On 04/28/2010 09:31 PM, Herbert König wrote:
Hi Charles,
seems you are on top of things. So just a few remarks. My experience is from Squeak 3.8 so you should check if what I say holds true for current Squeak.
Check out the UTF8 speed. I combine tab delimited files from disparate sources into more complex objects and write out new files. First thing was to change to non UTF8 for speed reasons. Seems you can't do this.
I'm not worried about speed for this first part, and for the follow-up I'm more worried about computational speed than utf8 reading speed. If I can't depend on virtual memory and automatic roll-in/out (nobody seems to offer that!) then it means LOTS of database interaction. Which is where I get worried about Magma...as apparently it holds a partial reference to everything in RAM.
CH> I looked at Magma, and couldn't figure out whether it would be useful or CH> not. I've no idea just how fast it is, how capacious it is, or how much
Chris Muller is on Squeak dev and I'm sure he will be able to tell you if you would hit the limits of Magma. Gjallar (www.Gjallar.se) uses Magma in a commercial project (last time I looked).
CH> ahead of time. And I want locally separate files, so I guess I'd CH> probably use sqlite or Firebird. With Sqlite I might need to have CH> multiple databases to handle the final system, so it would probably be CH> best to partition things early. (Either that or build some sort of CH> hierarchical storage system that rolled things from database to database CH> depending of how recently it was accessed.)
SqueakDbx or (openDbx in other languages) might be of interest. I use mysql from Squeak in a commercial setting, no problems.
That is of interest, but MySql is in the same boat as PostGreSQL with having a system level database rather and separate database files. This makes many of the uses that I intend problematical...and difficult at best. Both Firebird and Sqlite, however, allow specified db files. Sqlite is more common, so that's probably what I'll choose, even though Firebird has a reputation for being more efficient. (However I think both are supported by openDbx, so probably also by SqueakDbx.)

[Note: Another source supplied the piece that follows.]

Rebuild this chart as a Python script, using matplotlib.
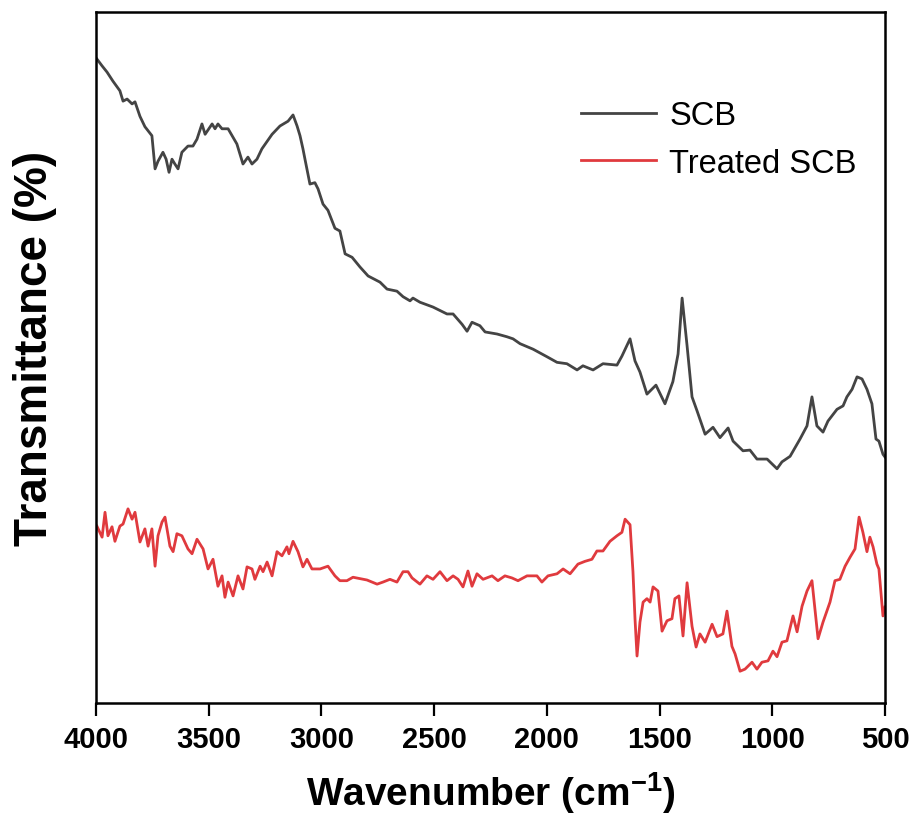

CH> I'm guessing that FileStream would handle file BOM markers gracefully. CH> (Most of my files are utf8 with BOM markers at the head.) This isn't
Just try it to be sure..
Yeah, that will be a part of the first test.
CH> (I wouldn't need any fancy mapper. If I weren't dealing with LOTS of CH> variable length arrays of variable length strings, I could just fit the CH> data into a simple C struct without any pointers whatsoever. So all I CH> need is to be able to save a list of lists of chars, plus a few integers CH> that would all fit comfortably into 32 bits. [Many of them would fit CH> into 8 bits.])
CouchDB has caught my attention for inhomogeneous data, scalability, replication. But then I consider javascript a nice functional language and I like JSON (available in Squeak). At least look at map reduce algorithm for being able to utilize multi-core or multiple boxes. Whatever language you choose.
Multiple boxes isn't particularly interesting, but I'm expecting the number of cores/box to ramp up quickly over the next decade...and that *is* interesting.
CH> later, and D doesn't have much in the way of concurrency handling. I'm CH> not sure that Hydra counts...though it sounds like I need to look into CH> it. The question would be how to programs running on separate virtual CH> machines communicate with each other.
Two different issues, Hydra addresses one single machine and does not support current Squeak (recent discussion on Squeak dev). The other issue is communicating via network. This is where you'll end up.
I don't expect to end up "communicating via network", except, perhaps, via localhost. But I do expect to end up running several processes, probably on different cores. This causes many, but not all, of the same problems. (Current support is less important, as this is something a bit off in the future. But it needs to be planned for now, before I start writing the code.) Guess I'll see if I can find that "Squeak dev" discussion. Perhaps Dbus is the correct answer...I've only skimmed over its specs, but it looks plausible. (Getting info back from separate processes seems a major problem with most of the approaches. It may well turn out that TCP over UnixSockets is the best approach available..though I *would* like something better.)